§ **INFORMATION SUPPLIED**

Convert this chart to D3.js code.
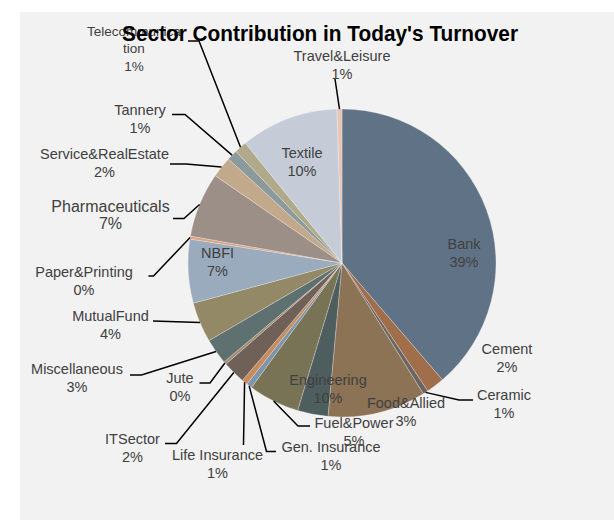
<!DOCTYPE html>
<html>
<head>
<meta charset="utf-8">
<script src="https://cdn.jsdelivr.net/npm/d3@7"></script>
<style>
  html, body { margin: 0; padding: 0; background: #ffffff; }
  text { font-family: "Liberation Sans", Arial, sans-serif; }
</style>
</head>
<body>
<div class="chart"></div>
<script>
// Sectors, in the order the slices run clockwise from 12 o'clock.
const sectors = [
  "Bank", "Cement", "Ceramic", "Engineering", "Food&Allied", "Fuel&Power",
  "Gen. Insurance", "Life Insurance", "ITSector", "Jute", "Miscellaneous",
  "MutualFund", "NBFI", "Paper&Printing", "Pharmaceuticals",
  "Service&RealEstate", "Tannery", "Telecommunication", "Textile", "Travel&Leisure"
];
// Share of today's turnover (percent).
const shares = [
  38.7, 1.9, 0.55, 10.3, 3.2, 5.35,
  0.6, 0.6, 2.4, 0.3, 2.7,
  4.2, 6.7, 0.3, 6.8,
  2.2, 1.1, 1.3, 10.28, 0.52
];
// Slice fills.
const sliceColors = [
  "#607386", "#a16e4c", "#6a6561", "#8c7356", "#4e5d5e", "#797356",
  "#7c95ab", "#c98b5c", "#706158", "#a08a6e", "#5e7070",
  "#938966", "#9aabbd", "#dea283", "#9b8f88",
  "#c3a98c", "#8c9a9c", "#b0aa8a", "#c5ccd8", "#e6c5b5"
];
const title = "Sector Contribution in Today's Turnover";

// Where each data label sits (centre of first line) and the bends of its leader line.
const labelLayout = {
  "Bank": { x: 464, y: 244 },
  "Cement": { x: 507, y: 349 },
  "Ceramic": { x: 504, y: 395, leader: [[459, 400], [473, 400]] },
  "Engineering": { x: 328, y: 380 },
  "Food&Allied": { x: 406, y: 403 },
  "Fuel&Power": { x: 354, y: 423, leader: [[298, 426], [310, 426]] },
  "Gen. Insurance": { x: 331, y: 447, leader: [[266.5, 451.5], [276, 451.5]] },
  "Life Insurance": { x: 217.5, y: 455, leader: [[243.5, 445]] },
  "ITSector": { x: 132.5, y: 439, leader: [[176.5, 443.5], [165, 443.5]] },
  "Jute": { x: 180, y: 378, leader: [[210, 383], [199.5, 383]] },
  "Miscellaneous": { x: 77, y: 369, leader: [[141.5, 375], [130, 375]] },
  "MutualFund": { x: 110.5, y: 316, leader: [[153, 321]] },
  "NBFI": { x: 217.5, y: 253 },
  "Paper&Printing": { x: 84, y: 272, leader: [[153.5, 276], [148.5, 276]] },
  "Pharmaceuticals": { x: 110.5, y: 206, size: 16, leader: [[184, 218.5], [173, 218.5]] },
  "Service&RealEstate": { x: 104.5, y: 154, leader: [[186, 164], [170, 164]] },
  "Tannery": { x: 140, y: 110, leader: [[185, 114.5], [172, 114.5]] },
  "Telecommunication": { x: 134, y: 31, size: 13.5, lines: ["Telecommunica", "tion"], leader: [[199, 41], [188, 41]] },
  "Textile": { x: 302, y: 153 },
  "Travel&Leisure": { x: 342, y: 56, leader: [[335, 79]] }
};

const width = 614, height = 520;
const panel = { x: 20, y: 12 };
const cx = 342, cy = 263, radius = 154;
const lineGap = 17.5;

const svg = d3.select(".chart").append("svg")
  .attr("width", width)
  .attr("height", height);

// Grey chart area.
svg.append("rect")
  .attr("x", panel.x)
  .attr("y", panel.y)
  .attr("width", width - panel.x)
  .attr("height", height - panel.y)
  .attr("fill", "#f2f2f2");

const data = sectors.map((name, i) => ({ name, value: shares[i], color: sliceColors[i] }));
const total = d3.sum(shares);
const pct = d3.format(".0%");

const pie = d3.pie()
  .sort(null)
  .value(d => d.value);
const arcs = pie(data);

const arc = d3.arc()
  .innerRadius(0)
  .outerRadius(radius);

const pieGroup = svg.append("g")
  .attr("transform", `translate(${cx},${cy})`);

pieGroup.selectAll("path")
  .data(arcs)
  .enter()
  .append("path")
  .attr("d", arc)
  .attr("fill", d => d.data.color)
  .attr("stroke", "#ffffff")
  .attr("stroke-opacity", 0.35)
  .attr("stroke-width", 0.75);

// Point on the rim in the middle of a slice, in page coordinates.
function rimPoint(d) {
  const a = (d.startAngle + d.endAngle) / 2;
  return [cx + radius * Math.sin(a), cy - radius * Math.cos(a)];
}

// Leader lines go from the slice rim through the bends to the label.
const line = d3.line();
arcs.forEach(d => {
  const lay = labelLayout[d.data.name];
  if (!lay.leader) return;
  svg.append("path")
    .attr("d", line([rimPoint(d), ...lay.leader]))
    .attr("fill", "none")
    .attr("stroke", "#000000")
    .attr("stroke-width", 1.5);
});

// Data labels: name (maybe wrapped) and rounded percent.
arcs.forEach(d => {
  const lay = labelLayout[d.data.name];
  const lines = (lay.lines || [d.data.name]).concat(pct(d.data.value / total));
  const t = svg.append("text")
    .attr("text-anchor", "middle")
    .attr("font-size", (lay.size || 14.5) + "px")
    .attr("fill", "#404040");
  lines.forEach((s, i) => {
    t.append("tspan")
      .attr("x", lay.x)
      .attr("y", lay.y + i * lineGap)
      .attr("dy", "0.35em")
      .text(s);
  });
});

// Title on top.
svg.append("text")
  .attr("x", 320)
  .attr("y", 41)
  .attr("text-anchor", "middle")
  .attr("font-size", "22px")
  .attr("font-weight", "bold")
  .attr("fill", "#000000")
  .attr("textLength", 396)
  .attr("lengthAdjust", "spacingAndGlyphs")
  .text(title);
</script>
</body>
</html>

§ **WHAT THE TASK ASKS**
Copy every line of the data exactly as written, excluding the pictures.

§ **SOLUTION FOR THIS PROBLEM**
Convert this chart to D3.js code.
<!DOCTYPE html>
<html>
<head>
<meta charset="utf-8">
<script src="https://cdn.jsdelivr.net/npm/d3@7"></script>
<style>
  html, body { margin: 0; padding: 0; background: #ffffff; }
  text { font-family: "Liberation Sans", Arial, sans-serif; }
</style>
</head>
<body>
<div class="chart"></div>
<script>
// Sectors, in the order the slices run clockwise from 12 o'clock.
const sectors = [
  "Bank", "Cement", "Ceramic", "Engineering", "Food&Allied", "Fuel&Power",
  "Gen. Insurance", "Life Insurance", "ITSector", "Jute", "Miscellaneous",
  "MutualFund", "NBFI", "Paper&Printing", "Pharmaceuticals",
  "Service&RealEstate", "Tannery", "Telecommunication", "Textile", "Travel&Leisure"
];
// Share of today's turnover (percent).
const shares = [
  38.7, 1.9, 0.55, 10.3, 3.2, 5.35,
  0.6, 0.6, 2.4, 0.3, 2.7,
  4.2, 6.7, 0.3, 6.8,
  2.2, 1.1, 1.3, 10.28, 0.52
];
// Slice fills.
const sliceColors = [
  "#607386", "#a16e4c", "#6a6561", "#8c7356", "#4e5d5e", "#797356",
  "#7c95ab", "#c98b5c", "#706158", "#a08a6e", "#5e7070",
  "#938966", "#9aabbd", "#dea283", "#9b8f88",
  "#c3a98c", "#8c9a9c", "#b0aa8a", "#c5ccd8", "#e6c5b5"
];
const title = "Sector Contribution in Today's Turnover";

// Where each data label sits (centre of first line) and the bends of its leader line.
const labelLayout = {
  "Bank": { x: 464, y: 244 },
  "Cement": { x: 507, y: 349 },
  "Ceramic": { x: 504, y: 395, leader: [[459, 400], [473, 400]] },
  "Engineering": { x: 328, y: 380 },
  "Food&Allied": { x: 406, y: 403 },
  "Fuel&Power": { x: 354, y: 423, leader: [[298, 426], [310, 426]] },
  "Gen. Insurance": { x: 331, y: 447, leader: [[266.5, 451.5], [276, 451.5]] },
  "Life Insurance": { x: 217.5, y: 455, leader: [[243.5, 445]] },
  "ITSector": { x: 132.5, y: 439, leader: [[176.5, 443.5], [165, 443.5]] },
  "Jute": { x: 180, y: 378, leader: [[210, 383], [199.5, 383]] },
  "Miscellaneous": { x: 77, y: 369, leader: [[141.5, 375], [130, 375]] },
  "MutualFund": { x: 110.5, y: 316, leader: [[153, 321]] },
  "NBFI": { x: 217.5, y: 253 },
  "Paper&Printing": { x: 84, y: 272, leader: [[153.5, 276], [148.5, 276]] },
  "Pharmaceuticals": { x: 110.5, y: 206, size: 16, leader: [[184, 218.5], [173, 218.5]] },
  "Service&RealEstate": { x: 104.5, y: 154, leader: [[186, 164], [170, 164]] },
  "Tannery": { x: 140, y: 110, leader: [[185, 114.5], [172, 114.5]] },
  "Telecommunication": { x: 134, y: 31, size: 13.5, lines: ["Telecommunica", "tion"], leader: [[199, 41], [188, 41]] },
  "Textile": { x: 302, y: 153 },
  "Travel&Leisure": { x: 342, y: 56, leader: [[335, 79]] }
};

const width = 614, height = 520;
const panel = { x: 20, y: 12 };
const cx = 342, cy = 263, radius = 154;
const lineGap = 17.5;

const svg = d3.select(".chart").append("svg")
  .attr("width", width)
  .attr("height", height);

// Grey chart area.
svg.append("rect")
  .attr("x", panel.x)
  .attr("y", panel.y)
  .attr("width", width - panel.x)
  .attr("height", height - panel.y)
  .attr("fill", "#f2f2f2");

const data = sectors.map((name, i) => ({ name, value: shares[i], color: sliceColors[i] }));
const total = d3.sum(shares);
const pct = d3.format(".0%");

const pie = d3.pie()
  .sort(null)
  .value(d => d.value);
const arcs = pie(data);

const arc = d3.arc()
  .innerRadius(0)
  .outerRadius(radius);

const pieGroup = svg.append("g")
  .attr("transform", `translate(${cx},${cy})`);

pieGroup.selectAll("path")
  .data(arcs)
  .enter()
  .append("path")
  .attr("d", arc)
  .attr("fill", d => d.data.color)
  .attr("stroke", "#ffffff")
  .attr("stroke-opacity", 0.35)
  .attr("stroke-width", 0.75);

// Point on the rim in the middle of a slice, in page coordinates.
function rimPoint(d) {
  const a = (d.startAngle + d.endAngle) / 2;
  return [cx + radius * Math.sin(a), cy - radius * Math.cos(a)];
}

// Leader lines go from the slice rim through the bends to the label.
const line = d3.line();
arcs.forEach(d => {
  const lay = labelLayout[d.data.name];
  if (!lay.leader) return;
  svg.append("path")
    .attr("d", line([rimPoint(d), ...lay.leader]))
    .attr("fill", "none")
    .attr("stroke", "#000000")
    .attr("stroke-width", 1.5);
});

// Data labels: name (maybe wrapped) and rounded percent.
arcs.forEach(d => {
  const lay = labelLayout[d.data.name];
  const lines = (lay.lines || [d.data.name]).concat(pct(d.data.value / total));
  const t = svg.append("text")
    .attr("text-anchor", "middle")
    .attr("font-size", (lay.size || 14.5) + "px")
    .attr("fill", "#404040");
  lines.forEach((s, i) => {
    t.append("tspan")
      .attr("x", lay.x)
      .attr("y", lay.y + i * lineGap)
      .attr("dy", "0.35em")
      .text(s);
  });
});

// Title on top.
svg.append("text")
  .attr("x", 320)
  .attr("y", 41)
  .attr("text-anchor", "middle")
  .attr("font-size", "22px")
  .attr("font-weight", "bold")
  .attr("fill", "#000000")
  .attr("textLength", 396)
  .attr("lengthAdjust", "spacingAndGlyphs")
  .text(title);
</script>
</body>
</html>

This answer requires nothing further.